Customer expectations of their digital banking experience have risen much higher in recent years following constant exposure to modern digital platforms like Facebook, Google and Amazon.
“All that does is heighten the requirement of a mortgage provider to be able to do similar things,” says Deloitte consulting partner Chris Wilson.
“The (mortgage providers’) excuses of ‘it’s difficult because we have got complex core systems and it’s hard to do the integration,’ although valid, are now confronting a consumer attitude of that’s not our problem,” says Mr Wilson.
Consumers expect the same experience with financial providers that they have with any other digital channel.
But a banking revolution based on hooking up the latest analytics tools to the big data flows coming off core systems may be just around the corner.
“This is going to become a key opportunity and a challenge for the mortgage market to take on over the next 12 to 18 months,” says Mr Wilson.
By the end of 2016, Mr Wilson predicts banks will start to roll out services based on their use of big data analytics tools that more finely target customers’ financial profiles.
“Before the end of this calendar year, multiple organisations will be putting things into the market,” says Mr Wilson.
Bankers and their digital engineers sit atop serious data streams with enormous potential, as Lisa Claes, executive director customer delivery at ING Direct describes in the report:
“Behaviourally, as an example, I see 1.5 million savers in our database; some are transacting, some starting to accumulate balances. Some even display a banner on their savings that specifies home loan deposit.

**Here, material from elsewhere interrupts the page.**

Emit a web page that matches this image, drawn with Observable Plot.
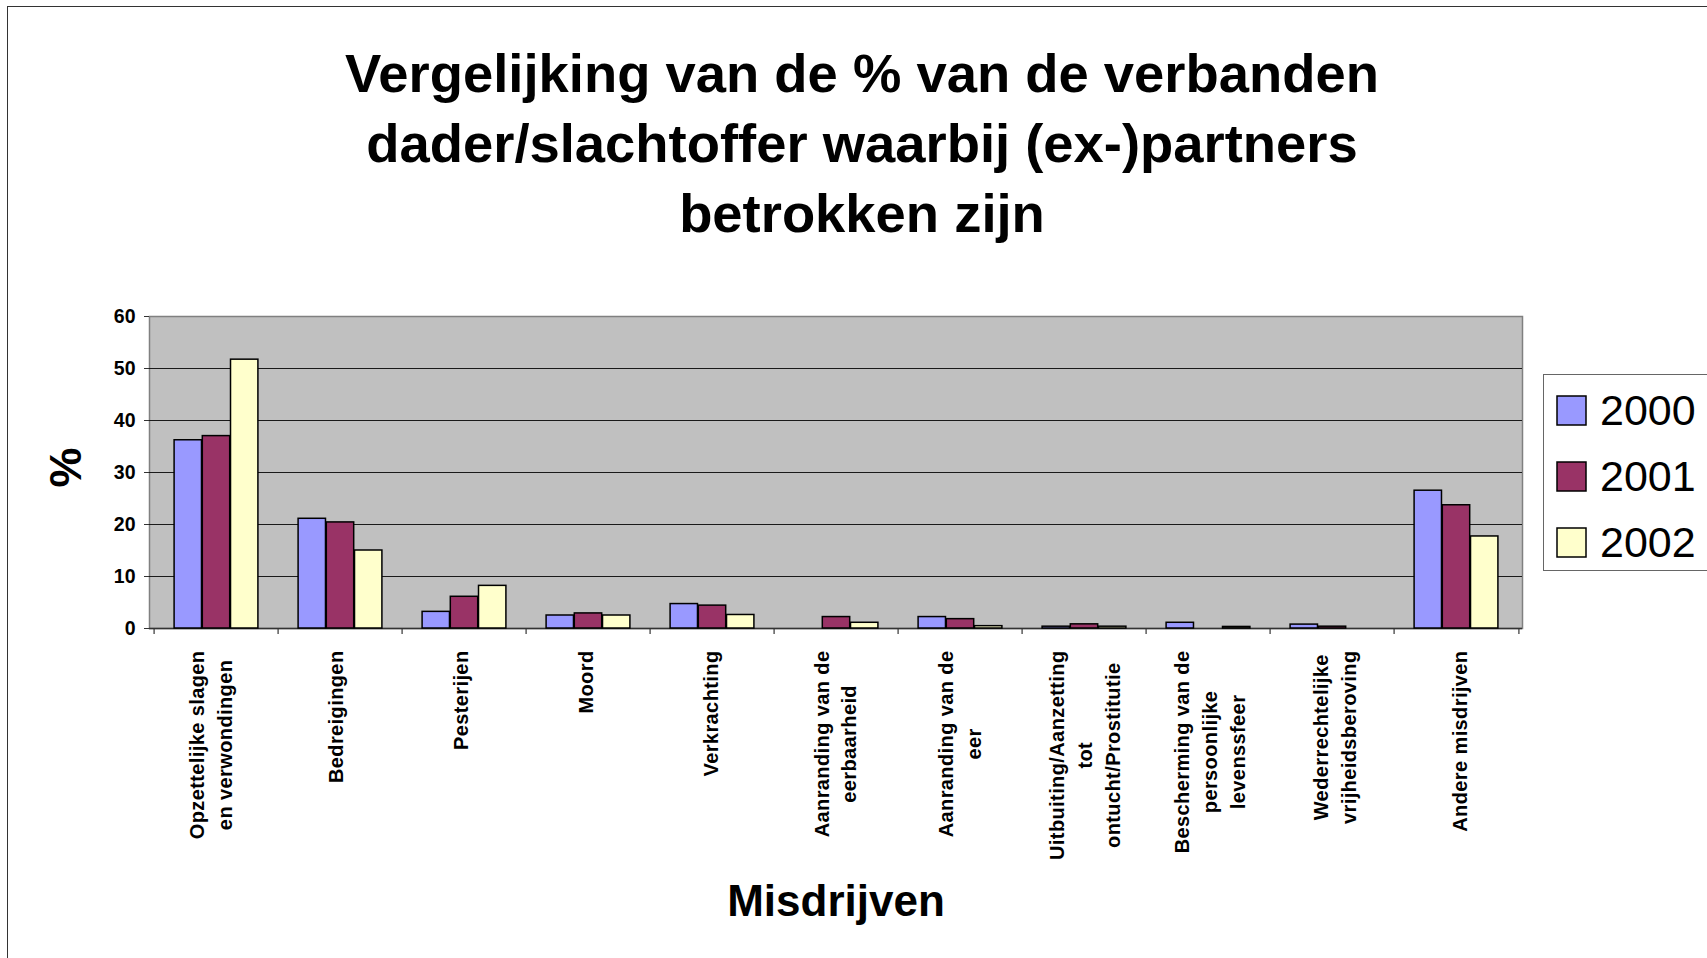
<!DOCTYPE html>
<html>
<head>
<meta charset="utf-8">
<script src="https://cdn.jsdelivr.net/npm/d3@7"></script>
<script src="https://cdn.jsdelivr.net/npm/@observablehq/plot@0.6"></script>
<style>
  html, body { margin: 0; padding: 0; background: #fff; }
  body { font-family: "Liberation Sans", Arial, sans-serif; }
  #page { position: relative; width: 1707px; height: 958px; overflow: hidden; background: #fff; }
  #border { position: absolute; left: 7px; top: 6px; width: 1720px; height: 970px; border-top: 1.5px solid #333; border-left: 1.5px solid #333; }
  #chart { position: absolute; left: 0; top: 0; }
  #title { position: absolute; left: 0; top: 39px; width: 1724px; text-align: center; font-weight: bold; font-size: 54.4px; line-height: 70px; color: #000; }
  #legend { position: absolute; left: 1543px; top: 374px; width: 166px; height: 197px; border: 1.5px solid #666; box-sizing: border-box; background: #fff; padding: 3px 0 0 13px; }
  #legend .lg-swatches { font-family: "Liberation Sans", Arial, sans-serif; font-size: 43px; margin: 0; color: #000; }
  #legend .lg-swatch { height: 65.8px; padding: 0; margin: 0; display: flex; align-items: center; }
  #legend .lg-swatch svg { margin-right: 14px; overflow: visible; }
  #legend .lg-swatch svg rect { stroke: #000; stroke-width: 1.5px; }
  #legend .lg-swatch-label { overflow: visible; }
  #chart [aria-label="x-axis tick label"] text { letter-spacing: 0.4px; }
</style>
</head>
<body>
<div id="page">
  <div id="border"></div>
  <div id="chart"></div>
  <div id="title"></div>
  <div id="legend"></div>
</div>
<script>
// ---- data ----
const titleLines = [
  "Vergelijking van de % van de verbanden",
  "dader/slachtoffer waarbij (ex-)partners",
  "betrokken zijn"
];
const categories = [
  "Opzettelijke slagen\nen verwondingen",
  "Bedreigingen",
  "Pesterijen",
  "Moord",
  "Verkrachting",
  "Aanranding van de\neerbaarheid",
  "Aanranding van de\neer",
  "Uitbuiting/Aanzetting\ntot\nontucht/Prostitutie",
  "Bescherming van de\npersoonlijke\nlevenssfeer",
  "Wederrechtelijke\nvrijheidsberoving",
  "Andere misdrijven"
];
const years = ["2000", "2001", "2002"];
const v2000 = [36.2, 21.1, 3.2, 2.5, 4.7, 0, 2.2, 0.35, 1.1, 0.75, 26.5];
const v2001 = [37.0, 20.4, 6.1, 2.9, 4.4, 2.2, 1.8, 0.8, 0, 0.35, 23.7];
const v2002 = [51.7, 15.0, 8.2, 2.5, 2.6, 1.1, 0.45, 0.35, 0.3, 0, 17.7];
const yTicks = [0, 10, 20, 30, 40, 50, 60];
const colors = ["#9999FF", "#993366", "#FFFFCC"];
const yLabel = "%";
const xLabel = "Misdrijven";

// ---- layout ----
const FONT = "'Liberation Sans', Arial, sans-serif";
const W = 1707, H = 958;
const mL = 149, mR = 185, mT = 316, mB = 330;
const bandW = (W - mL - mR) / categories.length;
const barW = bandW * 0.226;
const gap = (bandW - years.length * barW) / 2;

const series = [v2000, v2001, v2002];
const rows = years.flatMap((yr, i) => categories.map((c, j) => ({cat: c, year: yr, value: series[i][j]})));

document.getElementById("title").innerHTML = titleLines.join("<br>");

const barMarks = years.map((yr, i) =>
  Plot.barY(rows.filter(d => d.year === yr && d.value > 0), {
    x: "cat", y: "value", fill: "year",
    stroke: "#000", strokeWidth: 1.5,
    insetLeft: gap + i * barW,
    insetRight: gap + (years.length - 1 - i) * barW
  })
);

const chart = Plot.plot({
  width: W, height: H,
  marginLeft: mL, marginRight: mR, marginTop: mT, marginBottom: mB,
  style: {fontFamily: FONT, background: "transparent", overflow: "visible", color: "#000"},
  x: {domain: categories, padding: 0, axis: null},
  y: {domain: [0, 60], axis: null},
  color: {domain: years, range: colors},
  marks: [
    Plot.frame({fill: "#C0C0C0", stroke: "#808080", strokeWidth: 1.5}),
    Plot.ruleY(yTicks.filter(t => t > 0 && t < 60), {stroke: "#1a1a1a", strokeWidth: 1}),
    Plot.ruleY([0], {stroke: "#333", strokeWidth: 1.5}),
    ...barMarks,
    Plot.ruleX(categories, {x: d => d, dx: -bandW / 2, y1: 0, y2: 0, insetBottom: -6, stroke: "#333", strokeWidth: 1.2}),
    Plot.ruleX(categories.slice(-1), {x: d => d, dx: bandW / 2, y1: 0, y2: 0, insetBottom: -6, stroke: "#333", strokeWidth: 1.2}),
    Plot.axisY(yTicks, {tickSize: 5, tickPadding: 9, fontSize: 19.5, fontWeight: "bold", label: null, stroke: "#333"}),
    Plot.axisX({tickSize: 0, tickPadding: 22, tickRotate: -90, fontSize: 20, fontWeight: "bold", lineHeight: 28 / 20, label: null}),
    Plot.text([yLabel], {frameAnchor: "left", dx: -83, dy: 15, rotate: -90, fontSize: 45, fontWeight: "bold"}),
    Plot.text([xLabel], {frameAnchor: "bottom", dy: 287, fontSize: 44, fontWeight: "bold"})
  ]
});
document.getElementById("chart").appendChild(chart);

// Excel-style category labels: block top-aligned under the axis, lines centred in the block,
// block centred on its category
const xs = chart.scale("x");
const xsc = d3.scaleBand(xs.domain, xs.range).paddingInner(0).paddingOuter(0);
d3.select(chart).selectAll('[aria-label="x-axis tick label"] text').each(function (d, k) {
  const bb = this.getBBox();
  const w = bb.width;
  const t = this.getAttribute("transform") || "";
  this.setAttribute("text-anchor", "middle");
  this.setAttribute("transform", t + ` translate(${-w / 2},0)`);
  const r = this.getBoundingClientRect();
  const cx = (r.left + r.right) / 2;
  const target = xsc(categories[k]) + xsc.bandwidth() / 2;
  this.setAttribute("transform", `translate(${target - cx},0) ` + this.getAttribute("transform"));
});

const legend = Plot.legend({
  legend: "swatches",
  color: {type: "ordinal", domain: years, range: colors},
  columns: 1,
  swatchSize: 29,
  className: "lg"
});
document.getElementById("legend").appendChild(legend);
</script>
</body>
</html>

When you consider their age, their savings patterns, as well as their digital footprint across our product range, rather than wait for them to come to the direct mortgages site or start a conversation with a broker, we can pre-emptively tap them on the shoulder,” Ms Claes says in the report.
Ms Claes points to digital services already available from banks in Romania that drastically speed up loan approvals.
“Our bank, together with a few others, lobbied the equivalent of the Australian Tax Office to build a pipeline to the Romanian tax office, so with the customer’s consent, a borrower seeking secured or unsecured credit can permit that bank access to their income records to verify serviceability and capabilities.”
The pipeline between banks and the Romanian tax office gives instant access to a loan applicant’s income history and makes approvals or disapprovals available in minutes.
The report concedes local finance institutions will need to beware the ‘creepy line’ where customers get spooked that the bank knows too much about them. The ‘creepy line’ plus local privacy regulations will hamper banks exploiting data held by public institutions such as the ATO.